赖长义被霍师师这个样子给吓着了,听到霍师师说要去洗手间,一把抱起她,心急道:“洗手间,带我去洗手间。”
那乘务员也被霍师师这个样子给吓坏了,听到赖长义说要去洗手间,她赶紧道:“跟我来,跟我来。”作为一个训练有素的空姐,她保持了一定的冷静,边在前面给赖长义带路,边通知了机长让他派急救医生到头等舱来。
赖长义抱着霍师师跟在乘务员的后面,何燕见霍师师如此,也赶紧跟了上去。
到了洗手间,霍师师“哇”的一声,就吐了出来。赖长义边拿着纸巾搽着霍师师的嘴巴,边道:“师师,你不要吓我啊,别吓我啊。”
全吐干净了以后,霍师师觉得舒服点了,但是她的额头仍然很烫,四肢无力。
看见赖长义一脸焦急的样子,霍师师淡淡一笑,道:“没事,就是感冒了。”
“还没事,你吓死我了,傻丫头!”看见霍师师说话了,赖长义和何燕悬着的一颗心总算放下了,但是赖长义还是忍不住要说两句。
这时候,急救医生也已经赶到了。
赖长义又一把抱起霍师师,走出了洗手间。
那急救医生量了霍师师的体温又把了把脉,道:“没什么大碍,就是夜晚着凉感冒了,引起了扁桃体发炎。

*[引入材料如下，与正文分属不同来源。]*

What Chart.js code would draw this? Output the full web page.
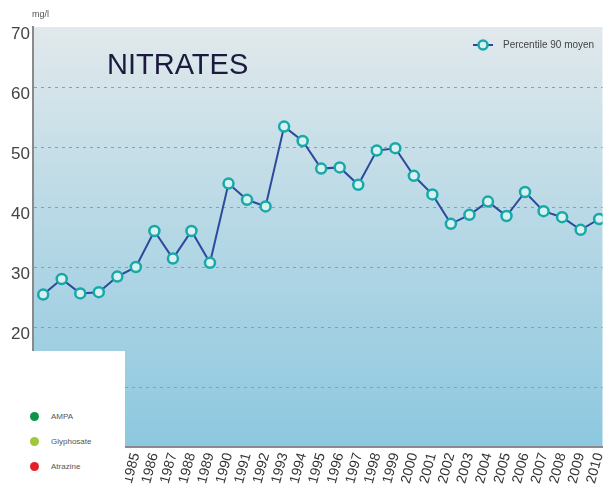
<!DOCTYPE html>
<html>
<head>
<meta charset="utf-8">
<script src="https://cdn.jsdelivr.net/npm/chart.js@4"></script>
<style>
  body { margin: 0; background: #fff; font-family: "Liberation Sans", Arial, sans-serif; }
  #wrap { position: relative; width: 610px; height: 489px; }
  #unit { position: absolute; left: 32px; top: 9px; font-size: 9px; color: #555; }
  #otherLegend { position: absolute; left: 0; top: 351px; width: 125px; height: 138px; background: #fff; }
  #otherLegend .item { position: absolute; left: 30px; font-size: 8px; color: #555; }
  #otherLegend .dot { display: inline-block; width: 9px; height: 9px; border-radius: 50%; vertical-align: middle; margin-right: 12px; }
  #strip { position: absolute; left: 0; top: 385px; width: 10px; height: 55px; background: linear-gradient(#d6ecf6, #a9d6ea); }
</style>
</head>
<body>
<div id="wrap">
  <canvas id="nitrateChart" width="610" height="489"></canvas>
  <div id="unit">mg/l</div>
  <div id="otherLegend">
    <div id="strip"></div>
    <div class="item" style="top:61px"><span class="dot" style="background:#0d9447"></span>AMPA</div>
    <div class="item" style="top:86px"><span class="dot" style="background:#9cc93b"></span>Glyphosate</div>
    <div class="item" style="top:111px"><span class="dot" style="background:#e5202b"></span>Atrazine</div>
  </div>
</div>
<script>
// DATA
const years = [];
for (let y = 1980; y <= 2010; y++) years.push(y);

const percentile90 = [
    25.4, 28.0, 25.6, 25.8, 28.4, 30.0, 36.0, 31.4, 36.0, 30.7,
    43.9, 41.2, 40.1, 53.4, 51.0, 46.4, 46.6, 43.7, 49.4, 49.8,
    45.2, 42.1, 37.2, 38.7, 40.9, 38.5, 42.5, 39.3, 38.3, 36.2,
    38.0
];

const yTicks = [0, 10, 20, 30, 40, 50, 60, 70];

const LINE_COLOR = "#2b4b9c";
const POINT_COLOR = "#17a8a8";

// PLOT BACKGROUND + TITLE + LEGEND
const decorPlugin = {
    id: "decor",
    beforeDraw(chart) {
        const { ctx, chartArea: a } = chart;
        const g = ctx.createLinearGradient(0, a.top, 0, a.bottom);
        g.addColorStop(0, "#e1e9ec");
        g.addColorStop(0.45, "#b9d9e6");
        g.addColorStop(1, "#8cc8df");
        ctx.save();
        ctx.fillStyle = g;
        ctx.fillRect(a.left, a.top, a.right - a.left, a.bottom - a.top);
        ctx.restore();
    },
    afterDraw(chart) {
        const { ctx } = chart;
        ctx.save();
        ctx.fillStyle = "#1b1b3d";
        ctx.font = "29px 'Liberation Sans', Arial";
        ctx.textBaseline = "alphabetic";
        ctx.fillText("NITRATES", 107, 74);

        // legend
        ctx.strokeStyle = LINE_COLOR;
        ctx.lineWidth = 2;
        ctx.beginPath();
        ctx.moveTo(473, 45);
        ctx.lineTo(493, 45);
        ctx.stroke();
        ctx.beginPath();
        ctx.arc(483, 45, 4.5, 0, Math.PI * 2);
        ctx.fillStyle = "#d8f0f0";
        ctx.fill();
        ctx.strokeStyle = POINT_COLOR;
        ctx.lineWidth = 2.5;
        ctx.stroke();
        ctx.fillStyle = "#444";
        ctx.font = "10px 'Liberation Sans', Arial";
        ctx.textBaseline = "middle";
        ctx.fillText("Percentile 90 moyen", 503, 45);
        ctx.restore();
    }
};

document.addEventListener("DOMContentLoaded", () => {
    const ctx = document.getElementById("nitrateChart");
    new Chart(ctx, {
        type: "line",
        data: {
            datasets: [{
                label: "Percentile 90 moyen",
                data: years.map((y, i) => ({ x: y, y: percentile90[i] })),
                borderColor: LINE_COLOR,
                borderWidth: 2,
                pointRadius: 5,
                pointBorderWidth: 2.5,
                pointBorderColor: POINT_COLOR,
                pointBackgroundColor: "#d8f0f0",
                tension: 0
            }]
        },
        options: {
            responsive: false,
            animation: false,
            layout: { padding: { top: 27, right: 0, left: 0, bottom: 0 } },
            plugins: { legend: { display: false }, tooltip: { enabled: false } },
            scales: {
                x: {
                    type: "linear",
                    min: 1979.45,
                    max: 2010.18,
                    afterBuildTicks: s => { s.ticks = years.map(v => ({ value: v })); },
                    afterFit: s => { s.height = 42; s.paddingRight = 0; s.paddingLeft = 0; },
                    grid: { display: false, drawTicks: false },
                    border: { color: "#8a8a8a", width: 2 },
                    ticks: {
                        autoSkip: false,
                        minRotation: 75,
                        maxRotation: 75,
                        padding: 4,
                        color: "#333",
                        font: { family: "'Liberation Sans', Arial", size: 14 },
                        callback: v => String(v)
                    }
                },
                y: {
                    min: 0,
                    max: 70,
                    afterBuildTicks: s => { s.ticks = yTicks.map(v => ({ value: v })); },
                    afterFit: s => { s.width = 33; },
                    grid: {
                        drawTicks: false,
                        color: c => (c.tick.value === 0 || c.tick.value === 70) ? "rgba(0,0,0,0)" : "#9a9a9a",
                        lineWidth: 1
                    },
                    border: { color: "#8a8a8a", width: 2, dash: [3, 4] },
                    ticks: {
                        padding: 3,
                        labelOffset: 7,
                        color: "#444",
                        font: { family: "'Liberation Sans', Arial", size: 17 }
                    }
                }
            }
        },
        plugins: [decorPlugin]
    });
});
</script>
</body>
</html>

刚吃了点感冒药的药理反应。虽然她的病没有什么大碍,但我还是建议下了飞机之后要去大医院看看,扁桃体发炎极容易引起咽喉炎症。”
“谢谢医生啊。”赖长义道谢道。
那医生也不在过多领会,拿了一粒退烧药给霍师师让他服下便走开了。
“幸好没什么大碍,师师你真是不急死我心不甘呐!”在回到座位上后,赖长义再一次数落到。
“乘客朋友请注意,乘客朋友请注意。飞机马上就要在武汉机场降落,请系好安全带!乘客朋友请注意……”还没等霍师师回话,广播里就出声了。
赖长义和何燕赶紧依言系好安全带,当然,赖长义也没有忘记帮霍师师系好。